Designing the new money
The currency constitution — anchor, issuance rule, demurrage, dividend, programmability, privacy
Before a single statute is touched, the new money has to be designed — and the first discovery at the drafting table is that there is no perfect design, only a space of trade-offs in which every gain is paid for somewhere else. This is the part the loudest monetary reformers, on every side, tend to skip. The gold-standard advocate, the Bitcoin maximalist, the modern-monetary theorist, and the central-bank-digital currency designer each arrive certain that their single dial — hard supply, fixed issuance, sovereign spending, programmability — resolves the problem. Each is right about the dial they have grasped and wrong about the four they have let go slack. A currency constitution is the act of setting all the dials at once and owning the consequences of the whole configuration.
Six dials matter most. The anchor decides what disciplines the supply: a committee’s judgment, a legislated growth rule (Friedman’s k%), a commodity basket, or a link to real output. The injection point decides who receives new money first — the single most distributionally consequential choice in all of monetary design, because it is the Cantillon gradient made concrete (Lesson 13). Demurrage decides whether holding the unit idle carries a cost, the one lever that splits the medium of exchange from the store of value (Lesson 61). Programmability decides whether money can carry conditions — powerful for binding public spending, catastrophic if turned on private citizens. Privacy decides who can see whose transactions. Set these badly and you have built the surveillance coin that this curriculum treats as a control technology rather than a reform. Set them well and you have something genuinely new.

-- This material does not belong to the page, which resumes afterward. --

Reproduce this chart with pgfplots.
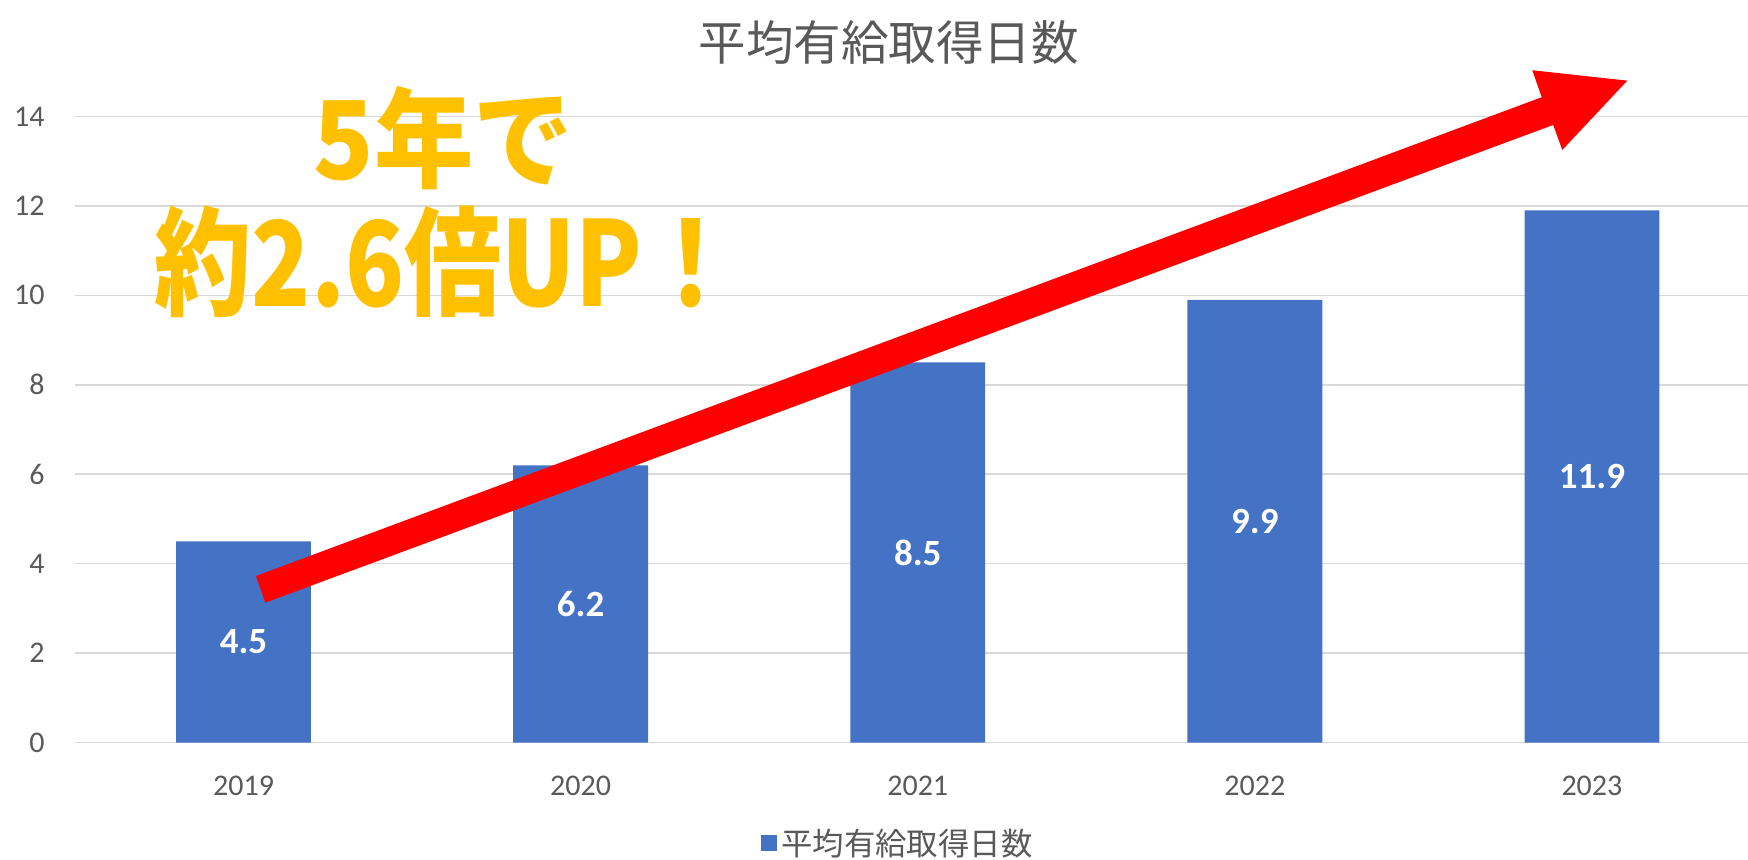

The asymmetry that does the real work
The single most important design move falls out of the instrument above the moment you try to maximize both individual freedom and capture-resistance: you cannot, unless you break the symmetry between the citizen and the state. A ledger transparent enough to expose the government’s every spent dollar is also transparent enough to expose the citizen’s every purchase; bearer-cash privacy that protects the citizen also hides the state. The resolution — and it is the conceptual core of this entire section — is asymmetry: radical transparency for public money, strong privacy for private money. Saule Omarova’s “People’s Ledger” and Robert Hockett’s public-finance work both circle this idea; most deployed CBDC designs invert it, surveilling citizens while leaving state spending as opaque as ever. The inversion is not a technical accident. It reflects who commissioned the designs.